Встреча с Анной Ивановной и овация Сажину довели Пружинкина до такого нервного состояния, что он не только не мог ничего делать, но просто нигде не находил себе места. В самом деле, «настоящее» уже было тут, у всех на глазах… Кто он такой, хоть взять того же Сажина — купеческий сын, получил образование в университете, ездил куда-то за границу, ну, что же из этого? Мало ли умных и образованных людей из купечества в том же Мохове, да толку из этого мало: умны для себя, а другим от этого ни тепло, ни холодно. Никто бы и не знал, что есть на свете какой-то Павел Васильевич Сажин, а тут на-поди, всех постановил и всех удивил! Про Анну Ивановну и говорить нечего: девушка из такой семьи, а тоже вот любопытно, как и что на белом свете делается. Отцы-то только и думали, как бы нажить капиталы разными правдами и неправдами, да все в свое брюхо, а детки уж новое думают…

Пружинкин просыпался даже по ночам и снова передумывал все то, что залегло ему в душу. Хорошо, как ни поверни! В избушке темно; Орлик похрапывает у печки, на стене тикают часы с кукушкой, а с улицы несутся и пьяная песня, и отчаянный далекий крик погибающего человека, и шлепанье пьяных ног по грязи. Теребиловка не знала покоя и ночью, когда кабаки светились в темноте, как волчьи глаза, а по веселым притонам надрывалась доморощенная музыка. — «Вишь, темнота-то наша как подымается! — думал Пружинкин и даже улыбался. — Погодите, пришел конец! Будет уж вам свою дурь показывать!» Засыпая, старик видел свою Теребиловку обновленной и счастливой: чистые улицы, уютные домики, здоровые и довольные дети, и всякий при своем деле… Попыхивают паровые машины, дымят фабричные трубы, и никто больше не считает теребиловцев за жуликов и отчаянных воров.

Завернувший к Пружинкину фельдшер Сушков удивился той перемене, которую нашел в старинном благоприятеле. Нужно сказать, что для Теребиловки этот маленький медицинский человек в одном своем лице представлял всю медицинскую науку, а главное — он умел пользовать своими средствами.

— Да уж ты здоров ли, Егор Андреич? — спрашивал участливо Сушков, закуривая копеечную сигарку.
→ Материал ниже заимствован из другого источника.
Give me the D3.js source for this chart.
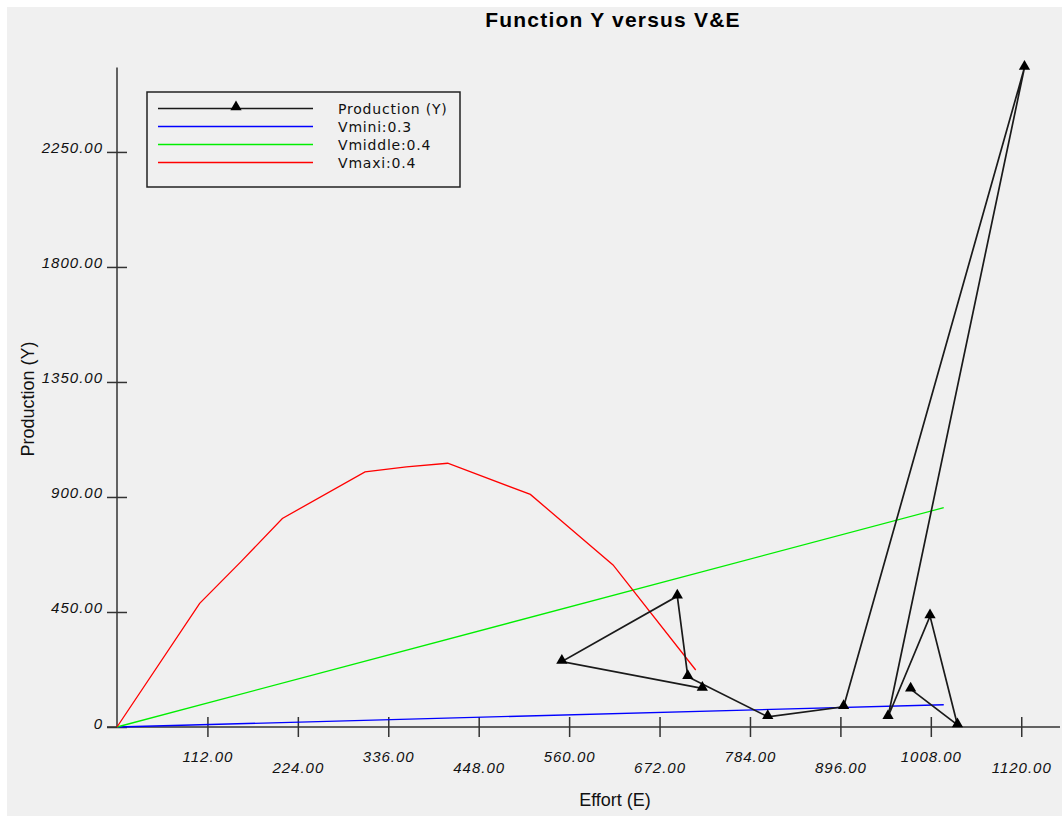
<!DOCTYPE html>
<html>
<head>
<meta charset="utf-8">
<script src="https://cdn.jsdelivr.net/npm/d3@7"></script>
<style>
  html, body { margin: 0; padding: 0; background: #ffffff; }
  svg { display: block; }
</style>
</head>
<body>
<svg id="chart" width="1062" height="816"></svg>
<script>
// ---- data -------------------------------------------------------------
// Production (Y): observed (Effort, Production) pairs in recorded order
const productionE = [725, 551, 694, 707, 806, 900, 1124, 955, 1007, 1041, 983];
const productionY = [151, 256, 512, 197, 40, 79, 2580, 40, 434, 8, 148];

// Vmini:0.3
const vminiE = [0, 1024];
const vminiY = [0, 87];

// Vmiddle:0.4
const vmiddleE = [0, 1024];
const vmiddleY = [0, 858];

// Vmaxi:0.4
const vmaxiE = [0, 102.4, 153.6, 204.8, 307.2, 358.4, 409.6, 512, 614.4, 716.8];
const vmaxiY = [0, 484, 647, 816, 998, 1018, 1032, 910, 634, 223];

// axes
const xTicks = [112, 224, 336, 448, 560, 672, 784, 896, 1008, 1120];
const yTicks = [0, 450, 900, 1350, 1800, 2250];
const xMax = 1168;
const yMax = 2580;

const seriesNames = ["Production (Y)", "Vmini:0.3", "Vmiddle:0.4", "Vmaxi:0.4"];
const seriesColors = ["#1a1a1a", "#0000ff", "#00ee00", "#ff0000"];

// ---- drawing ----------------------------------------------------------
const svg = d3.select("#chart");

// panel background
svg.append("rect")
  .attr("x", 7).attr("y", 7)
  .attr("width", 1062 - 7).attr("height", 816 - 7)
  .attr("fill", "#f0f0f0");

const x = d3.scaleLinear().domain([0, xMax]).range([117, 1060]);
const y = d3.scaleLinear().domain([0, yMax]).range([727, 67.6]);

const zip = (a, b) => a.map((v, i) => [v, b[i]]);
const line = d3.line().x(d => x(d[0])).y(d => y(d[1]));

// title
svg.append("text")
  .attr("x", 613).attr("y", 27)
  .attr("text-anchor", "middle")
  .attr("font-family", "'Liberation Sans', Arial, sans-serif")
  .attr("font-weight", "bold")
  .attr("font-size", 21)
  .attr("letter-spacing", 1.2)
  .attr("fill", "#000")
  .text("Function Y versus V&E");

// x axis
const xAxis = svg.append("g")
  .attr("transform", `translate(0,${y(0)})`)
  .call(d3.axisBottom(x).tickValues(xTicks).tickFormat(d3.format(".2f")));
xAxis.select(".domain").remove();
xAxis.selectAll(".tick line")
  .attr("y1", -10).attr("y2", 10)
  .attr("stroke", "#333").attr("stroke-width", 1.5);
xAxis.selectAll(".tick text")
  .attr("y", (d, i) => i % 2 === 0 ? 34.5 : 46)
  .attr("dy", 0)
  .attr("font-family", "'Liberation Sans', Arial, sans-serif")
  .attr("font-style", "italic")
  .attr("font-size", 15)
  .attr("letter-spacing", 1)
  .attr("fill", "#111");
svg.append("line")
  .attr("x1", 107).attr("x2", 1060)
  .attr("y1", y(0)).attr("y2", y(0))
  .attr("stroke", "#333").attr("stroke-width", 1.5);

// y axis
const yAxis = svg.append("g")
  .attr("transform", `translate(${x(0)},0)`)
  .call(d3.axisLeft(y).tickValues(yTicks)
    .tickFormat(d => d === 0 ? "0" : d3.format(".2f")(d)));
yAxis.select(".domain").remove();
yAxis.selectAll(".tick line")
  .attr("x1", -10).attr("x2", 10)
  .attr("stroke", "#333").attr("stroke-width", 1.5);
yAxis.selectAll(".tick text")
  .attr("x", -14)
  .attr("dy", 1)
  .attr("font-family", "'Liberation Sans', Arial, sans-serif")
  .attr("font-style", "italic")
  .attr("font-size", 15)
  .attr("letter-spacing", 1)
  .attr("fill", "#111");
svg.append("line")
  .attr("x1", x(0)).attr("x2", x(0))
  .attr("y1", y(yMax)).attr("y2", y(0))
  .attr("stroke", "#333").attr("stroke-width", 1.5);

// axis titles
svg.append("text")
  .attr("x", 615).attr("y", 806)
  .attr("text-anchor", "middle")
  .attr("font-family", "'Liberation Sans', Arial, sans-serif")
  .attr("font-size", 18)
  .attr("fill", "#111")
  .text("Effort (E)");
svg.append("text")
  .attr("transform", "translate(34,399) rotate(-90)")
  .attr("text-anchor", "middle")
  .attr("font-family", "'Liberation Sans', Arial, sans-serif")
  .attr("font-size", 18)
  .attr("fill", "#111")
  .text("Production (Y)");

// model curves
const curves = [
  zip(vminiE, vminiY),
  zip(vmiddleE, vmiddleY),
  zip(vmaxiE, vmaxiY)
];
svg.append("g").selectAll("path")
  .data(curves)
  .join("path")
  .attr("d", line)
  .attr("fill", "none")
  .attr("stroke", (d, i) => seriesColors[i + 1])
  .attr("stroke-width", 1.3);

// production path and markers
const prod = zip(productionE, productionY);
svg.append("path")
  .attr("d", line(prod))
  .attr("fill", "none")
  .attr("stroke", seriesColors[0])
  .attr("stroke-width", 1.7);
const tri = d3.symbol().type(d3.symbolTriangle).size(55);
svg.append("g").selectAll("path")
  .data(prod)
  .join("path")
  .attr("transform", d => `translate(${x(d[0])},${y(d[1]) - 1})`)
  .attr("d", tri)
  .attr("fill", "#000");

// legend
const lg = svg.append("g");
lg.append("rect")
  .attr("x", 147).attr("y", 92)
  .attr("width", 313).attr("height", 95)
  .attr("fill", "none")
  .attr("stroke", "#222").attr("stroke-width", 1.5);
const rows = lg.selectAll("g.row")
  .data(seriesNames)
  .join("g")
  .attr("class", "row")
  .attr("transform", (d, i) => `translate(0,${108.5 + i * 18})`);
rows.append("line")
  .attr("x1", 158).attr("x2", 313)
  .attr("stroke", (d, i) => seriesColors[i])
  .attr("stroke-width", 1.4);
rows.append("text")
  .attr("x", 338).attr("y", 5)
  .attr("font-family", "'DejaVu Sans', Verdana, sans-serif")
  .attr("font-size", 14)
  .attr("letter-spacing", 0.8)
  .attr("fill", "#111")
  .text(d => d);
lg.append("path")
  .attr("transform", "translate(236,107)")
  .attr("d", tri)
  .attr("fill", "#000");
</script>
</body>
</html>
— Ничего, здоров, слава богу.

Сушков был коротенький, толстенький человек, известный в Теребиловке под фамильярной кличкой «Чалко». «Вон Чалко поехал к Митрюхиным молодайку выправлять!», «Гли-ка, ребя, у Чалки новая шуба!» и т. д. Добродушное и глуповатое лицо Чалки производило успокаивающее впечатление на больных одним своим появлением, а потом он так хорошо умел говорить: «Ничего, как-нибудь…» Теперь Чалко смотрел на Пружинкина своими мышиными глазами и покачивал головой.

— Ничего ты не понимаешь, Чалко! — ответил наконец Пружинкин. — Ну, похудел, что ж из этого?.. Дела-то какие… ах, какие дела!

— Под ложечкой у тебя не давит? — допытывал Чалко. — Можно касторки принять… Да ты чего остребенился-то? Я ведь и уйду… С этой Теребиловкой дохнуть некогда: семь избитых баб от праздника остались, трое тифозных, ребятишек человек пятнадцать, две белых горячки… А лекарства не на что купить ни одной душе! Ну, как я тут буду поворачиваться?

— Погоди, Чалко! Все устроится! — говорил Пружинкин, смягченный наивностью Чалки. — Говорю: погоди!

Обыкновенно Чалко завертывал к Пружинкину «на один секунд», плевал на пол, сыпал пепел, куда попало, жаловался на теребиловцев и отправлялся дальше.

— Так ты того, в самом деле… хины можно приспособить, — заговорил Чалко на прощанье. — Большая перемена, и колера прежнего нет.

Пружинкин только махнул рукой на бестолкового приятеля, который решительно ничего не понимал.